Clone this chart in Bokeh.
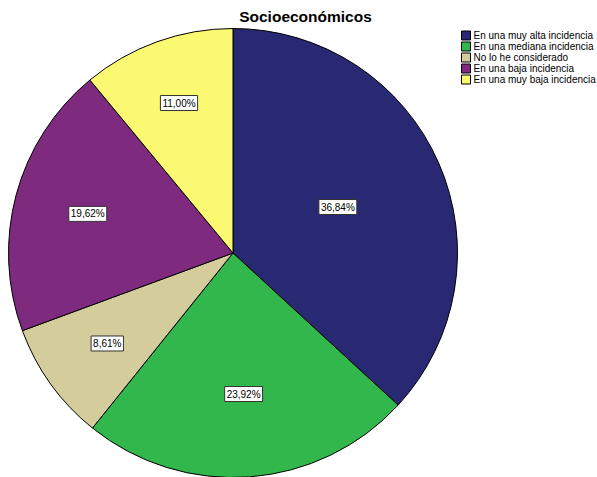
import numpy as np
from bokeh.plotting import figure
from bokeh.models import ColumnDataSource, Range1d, Label
from bokeh.core.properties import value
from bokeh.embed import file_html
from bokeh.resources import INLINE

# Response categories and their shares (%)
categories = [
    "En una muy alta incidencia",
    "En una mediana incidencia",
    "No lo he considerado",
    "En una baja incidencia",
    "En una muy baja incidencia",
]
percentages = [36.84, 23.92, 8.61, 19.62, 11.00]
colors = ["#292872", "#31B74B", "#D4CC9B", "#7E2A7E", "#FBF872"]

# Radial placement of each percentage box, as a fraction of the radius
label_radius_frac = [0.51, 0.63, 0.69, 0.67, 0.71]

W, H = 597, 477
cx, cy, R = 232.5, H - 252.5, 224.5

pct = np.array(percentages)
frac = pct / pct.sum()
cum = np.concatenate([[0], np.cumsum(frac)])
# clockwise from 12 o'clock
start = np.pi / 2 - cum[1:] * 2 * np.pi
end = np.pi / 2 - cum[:-1] * 2 * np.pi
mid = (start + end) / 2
lr = np.array(label_radius_frac) * R

src = ColumnDataSource(dict(
    start=start, end=end, color=colors, cat=categories,
    lx=cx + lr * np.cos(mid), ly=cy + lr * np.sin(mid),
    txt=[f"{v:.2f}%".replace(".", ",") for v in percentages],
))

p = figure(width=W, height=H, output_backend="svg", toolbar_location=None,
           x_range=Range1d(0, W), y_range=Range1d(0, H), min_border=0)
p.axis.visible = False
p.grid.visible = False
p.outline_line_color = None
p.background_fill_color = "white"
p.border_fill_color = "white"

p.wedge(x=cx, y=cy, radius=R, start_angle="start", end_angle="end",
        fill_color="color", line_color="black", line_width=1, source=src)

# Percentage boxes
p.text(x="lx", y="ly", text="txt", source=src,
       text_align="center", text_baseline="middle",
       text_font=value("Liberation Sans"), text_font_size="10px",
       text_color="black", padding=2,
       background_fill_color="white", background_fill_alpha=1,
       border_line_color="#333333", border_line_width=1)

# Title
p.add_layout(Label(x=305, y=H - 16, text="Socioeconómicos", text_align="center",
                   text_baseline="middle", text_font="Liberation Sans",
                   text_font_style="bold", text_font_size="15.5px",
                   text_color="black"))

# Legend
n = len(categories)
ys = H - (35 + 11 * np.arange(n))
leg = ColumnDataSource(dict(x=[465.5] * n, y=ys, color=colors, cat=categories,
                            tx=[473] * n))
p.rect(x="x", y="y", width=9, height=9, fill_color="color",
       line_color="black", line_width=1, source=leg)
p.text(x="tx", y="y", text="cat", text_baseline="middle", text_align="left",
       text_font_size="10px", text_color="black", source=leg,
       text_font=value("Liberation Sans"))

open("out.html", "w").write(file_html(p, INLINE))
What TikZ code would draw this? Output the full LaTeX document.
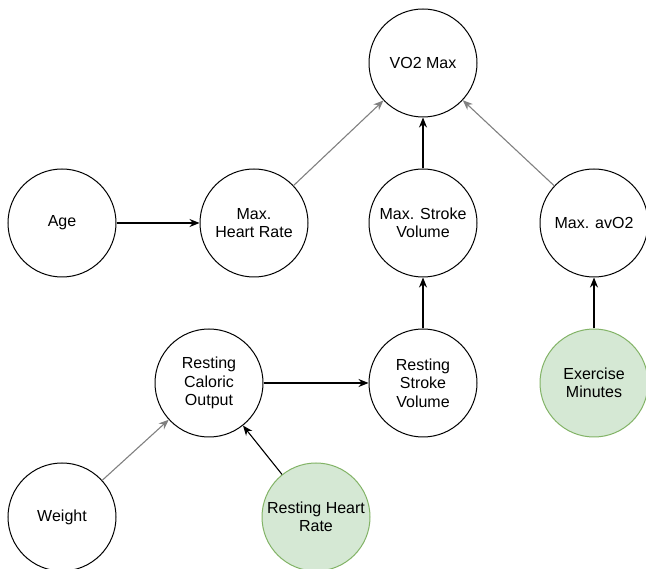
\documentclass[tikz,border=0pt]{standalone}
\usepackage{fontspec}
\setmainfont{Liberation Sans}
\usetikzlibrary{arrows.meta}
\definecolor{gfill}{HTML}{D5E8D4}
\definecolor{gdraw}{HTML}{82B366}
\definecolor{grayline}{HTML}{808080}
\begin{document}
\begin{tikzpicture}[x=1pt,y=-1pt,
  nd/.style={circle,draw=black,line width=1pt,minimum size=108pt,inner sep=0pt,align=center,
    font=\fontsize{16}{18.5}\selectfont,fill=white},
  gnd/.style={nd,draw=gdraw,fill=gfill},
  arr/.style={-{Stealth[length=10pt,width=8pt]},line width=1.1pt,draw=black},
  garr/.style={arr,draw=grayline}]
\useasboundingbox (0,0) rectangle (646,569);
\node[nd] (vo2) at (423,63) {VO2 Max};
\node[nd] (age) at (62,223) {Age};
\node[nd] (mhr) at (254,223) {Max.\\Heart Rate};
\node[nd] (msv) at (423,223) {Max. Stroke\\Volume};
\node[nd] (avo) at (594,223) {Max. avO2};
\node[nd] (rco) at (209,383) {Resting\\Caloric\\Output};
\node[nd] (rsv) at (423,383) {Resting\\Stroke\\Volume};
\node[gnd] (exm) at (594,383) {Exercise\\Minutes};
\node[nd] (wgt) at (62,517) {Weight};
\node[gnd] (rhr) at (316,517) {Resting Heart\\Rate};
\draw[arr] (age) -- (mhr);
\draw[garr] (mhr) -- (vo2);
\draw[arr] (msv) -- (vo2);
\draw[garr] (avo) -- (vo2);
\draw[arr] (rsv) -- (msv);
\draw[arr] (exm) -- (avo);
\draw[arr] (rco) -- (rsv);
\draw[garr] (wgt) -- (rco);
\draw[arr] (rhr) -- (rco);
\end{tikzpicture}
\end{document}
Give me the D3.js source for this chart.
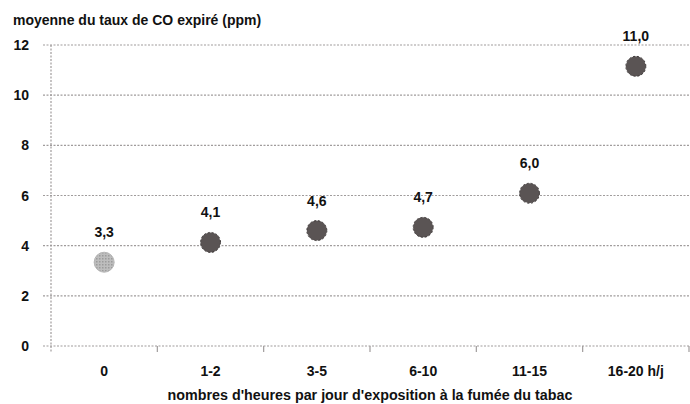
###
— THE EXERCISE —
Make an exact copy of the data above, pictures excluded.

— FULL OUTPUT —
Clone this chart in Bokeh.
import numpy as np
from bokeh.plotting import figure
from bokeh.models import ColumnDataSource, Range1d, Label
from bokeh.core.properties import value
from bokeh.embed import file_html
from bokeh.resources import INLINE

# Response categories and their shares (%)
categories = [
    "En una muy alta incidencia",
    "En una mediana incidencia",
    "No lo he considerado",
    "En una baja incidencia",
    "En una muy baja incidencia",
]
percentages = [36.84, 23.92, 8.61, 19.62, 11.00]
colors = ["#292872", "#31B74B", "#D4CC9B", "#7E2A7E", "#FBF872"]

# Radial placement of each percentage box, as a fraction of the radius
label_radius_frac = [0.51, 0.63, 0.69, 0.67, 0.71]

W, H = 597, 477
cx, cy, R = 232.5, H - 252.5, 224.5

pct = np.array(percentages)
frac = pct / pct.sum()
cum = np.concatenate([[0], np.cumsum(frac)])
# clockwise from 12 o'clock
start = np.pi / 2 - cum[1:] * 2 * np.pi
end = np.pi / 2 - cum[:-1] * 2 * np.pi
mid = (start + end) / 2
lr = np.array(label_radius_frac) * R

src = ColumnDataSource(dict(
    start=start, end=end, color=colors, cat=categories,
    lx=cx + lr * np.cos(mid), ly=cy + lr * np.sin(mid),
    txt=[f"{v:.2f}%".replace(".", ",") for v in percentages],
))

p = figure(width=W, height=H, output_backend="svg", toolbar_location=None,
           x_range=Range1d(0, W), y_range=Range1d(0, H), min_border=0)
p.axis.visible = False
p.grid.visible = False
p.outline_line_color = None
p.background_fill_color = "white"
p.border_fill_color = "white"

p.wedge(x=cx, y=cy, radius=R, start_angle="start", end_angle="end",
        fill_color="color", line_color="black", line_width=1, source=src)

# Percentage boxes
p.text(x="lx", y="ly", text="txt", source=src,
       text_align="center", text_baseline="middle",
       text_font=value("Liberation Sans"), text_font_size="10px",
       text_color="black", padding=2,
       background_fill_color="white", background_fill_alpha=1,
       border_line_color="#333333", border_line_width=1)

# Title
p.add_layout(Label(x=305, y=H - 16, text="Socioeconómicos", text_align="center",
                   text_baseline="middle", text_font="Liberation Sans",
                   text_font_style="bold", text_font_size="15.5px",
                   text_color="black"))

# Legend
n = len(categories)
ys = H - (35 + 11 * np.arange(n))
leg = ColumnDataSource(dict(x=[465.5] * n, y=ys, color=colors, cat=categories,
                            tx=[473] * n))
p.rect(x="x", y="y", width=9, height=9, fill_color="color",
       line_color="black", line_width=1, source=leg)
p.text(x="tx", y="y", text="cat", text_baseline="middle", text_align="left",
       text_font_size="10px", text_color="black", source=leg,
       text_font=value("Liberation Sans"))

open("out.html", "w").write(file_html(p, INLINE))
What TikZ code would draw this? Output the full LaTeX document.
\documentclass[tikz,border=0pt]{standalone}
\usepackage{fontspec}
\setmainfont{Liberation Sans}
\usetikzlibrary{arrows.meta}
\definecolor{gfill}{HTML}{D5E8D4}
\definecolor{gdraw}{HTML}{82B366}
\definecolor{grayline}{HTML}{808080}
\begin{document}
\begin{tikzpicture}[x=1pt,y=-1pt,
  nd/.style={circle,draw=black,line width=1pt,minimum size=108pt,inner sep=0pt,align=center,
    font=\fontsize{16}{18.5}\selectfont,fill=white},
  gnd/.style={nd,draw=gdraw,fill=gfill},
  arr/.style={-{Stealth[length=10pt,width=8pt]},line width=1.1pt,draw=black},
  garr/.style={arr,draw=grayline}]
\useasboundingbox (0,0) rectangle (646,569);
\node[nd] (vo2) at (423,63) {VO2 Max};
\node[nd] (age) at (62,223) {Age};
\node[nd] (mhr) at (254,223) {Max.\\Heart Rate};
\node[nd] (msv) at (423,223) {Max. Stroke\\Volume};
\node[nd] (avo) at (594,223) {Max. avO2};
\node[nd] (rco) at (209,383) {Resting\\Caloric\\Output};
\node[nd] (rsv) at (423,383) {Resting\\Stroke\\Volume};
\node[gnd] (exm) at (594,383) {Exercise\\Minutes};
\node[nd] (wgt) at (62,517) {Weight};
\node[gnd] (rhr) at (316,517) {Resting Heart\\Rate};
\draw[arr] (age) -- (mhr);
\draw[garr] (mhr) -- (vo2);
\draw[arr] (msv) -- (vo2);
\draw[garr] (avo) -- (vo2);
\draw[arr] (rsv) -- (msv);
\draw[arr] (exm) -- (avo);
\draw[arr] (rco) -- (rsv);
\draw[garr] (wgt) -- (rco);
\draw[arr] (rhr) -- (rco);
\end{tikzpicture}
\end{document}
Give me the D3.js source for this chart.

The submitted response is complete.